当然、遺族側にリスクがないわけではなく、つまりは、「故人(部屋)の後始末をする」ということが、遺産の相続放棄に抵触する可能性が否定しきれず、「良かれ」と思ってやったことが災いの種にもなりかねない。
それを考えると、「一切から手を引く」という結論は、至って合理的なものだった。
 
「嫌味を言われましたけどね・・・」
やはり、管理会社には、かなり気分を悪くされたそう。
「やはり、そうですか・・・」
恨みはないながら、苦虫を嚙み潰したような担当者の顔が思い浮かぶようだった。
「色々と動いていただいたのに、申し訳ありません・・・」
と、男性は私に謝罪。
「いえいえ、現地調査に行っただけのことですから、謝っていただくほどのことじゃありませんよ」
と、私は恐縮。
「しかし、あんな部屋に入って、色々調べてもらって・・・」
男性は、クサ~い!ウ〇コ男に変身して部屋から出てきた、あの日の私を思い出してくれているようだった。
「そう言っていただけるとありがたいです」
私は、気遣ってもらえただけで嬉しかった。
 
男性は男二人・女二人の兄弟姉妹で、子供の頃、男性と故人は仲が良かった。
歳も近く、兄弟ながらも親友のようでもあった。
そんな幼少期のことが、今でも、いい想い出になっているそう。
また、そんな男性には、とりわけ、心に刻まれている出来事があった。
 
幼い頃、ちょっとしたイタズラをして親に叱られたことがあり、罰として、その月の小遣いをもらえなくなったことがあった。
たった一か月分の小遣いとはいえ、男性にとっては大切なお金で、かなり落ち込んだ。
そんなとき、故人(兄)が「元気だせ!」と、自分の小遣いを半分くれた。
一度きりのことで、子供の小遣いだから金額も多くはなかったのだが、とにかく、その優しさとあたたかさが心に沁み、子供ながらに涙が出るような想いだった。

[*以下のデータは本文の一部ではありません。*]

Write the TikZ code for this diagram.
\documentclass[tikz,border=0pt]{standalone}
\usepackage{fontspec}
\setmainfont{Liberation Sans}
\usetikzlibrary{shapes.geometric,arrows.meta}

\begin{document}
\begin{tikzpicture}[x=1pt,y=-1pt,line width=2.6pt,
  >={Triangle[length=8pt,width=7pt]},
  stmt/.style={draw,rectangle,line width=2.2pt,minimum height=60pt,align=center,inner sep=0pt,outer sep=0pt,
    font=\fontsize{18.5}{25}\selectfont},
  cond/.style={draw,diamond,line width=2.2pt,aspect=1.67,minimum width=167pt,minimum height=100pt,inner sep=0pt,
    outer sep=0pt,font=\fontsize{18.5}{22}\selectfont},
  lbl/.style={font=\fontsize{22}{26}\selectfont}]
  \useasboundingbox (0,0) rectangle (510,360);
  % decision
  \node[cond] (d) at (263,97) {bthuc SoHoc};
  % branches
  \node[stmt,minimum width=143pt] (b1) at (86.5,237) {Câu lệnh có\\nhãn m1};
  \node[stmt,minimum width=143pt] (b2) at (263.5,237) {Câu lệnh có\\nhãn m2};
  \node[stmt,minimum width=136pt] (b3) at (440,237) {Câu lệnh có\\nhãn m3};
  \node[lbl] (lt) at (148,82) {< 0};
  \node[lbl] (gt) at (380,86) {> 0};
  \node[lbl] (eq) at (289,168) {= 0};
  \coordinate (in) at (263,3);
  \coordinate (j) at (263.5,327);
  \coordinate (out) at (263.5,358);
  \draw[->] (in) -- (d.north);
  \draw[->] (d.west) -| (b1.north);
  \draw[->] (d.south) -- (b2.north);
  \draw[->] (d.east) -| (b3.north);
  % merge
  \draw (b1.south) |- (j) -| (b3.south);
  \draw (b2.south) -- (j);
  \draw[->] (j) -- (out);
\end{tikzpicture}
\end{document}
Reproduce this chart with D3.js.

もう、随分と昔のことで、ほとんど忘れていた想い出なのに、兄の死を知ってから、自分でも不思議に思うくらい、そのことばかりが繰り返し脳裏に甦ってくるのだという。
男性にとって今回の動きは、その恩返しのつもりでもなかったのだろうけど、無意識のうちにその想い出が働いていたのかもしれなかった。
 
「でも、この件の放ったからといっても、お兄さんは何とも思ってないと思いますよ・・・」
私は、何の根拠もない、何の説得力もない、ありきたりのセリフしか吐けなかった。
「そうですかね・・・」
顔こそ見えなかったが、男性は、寂しげな表情を浮かべているに違いなかった。
「それどころか、ここまで心を配ってもらえて、嬉しく思ってるんじゃないですか?」
男性を慰めるつもりもなく、私は、何となくそう思った。
「だといいんですけどね・・・」
男性の表情が、少しだけ和んだように感じられた。
そして、その昔、情で繋がっていた兄弟と、時空を超えて再び情で繋がった兄弟に、自分のことのような嬉しさを覚えたのだった。
 
 
 
“歳の順”が好ましいのかもしれないけど、人は、歳の順に亡くなるとはかぎらない。
父より母の方が五歳若いのだが、身体の具合を考えると、父より母の方が先に逝きそうな予感がしている。
しかも、そう、遠くない将来に。
厳しかった母、大嫌いだった母・・・
優しかった母、大好きだった母・・・
その時は、心にポッカリと大きな穴が空くだろう。
涙もでないくらいの淋しさと、震えるくらいの心細さに襲われるだろう。
そうなったときの精神状態を想像すると恐ろしい。
 
苦い思い出も忘れたい思い出もたくさんあるけど、笑顔の想い出もたくさんある。
母がいなくなって後、元気を取り戻すまで時間はかかるだろうけど、それらを糧に、最後の力を振り絞ってがんばりたい。
私もそうありたいし、母もそれを望むはずだから。
 
“人生のラストスパート”
もう、間近なところに、その時期が迫ってきているのかもしれない。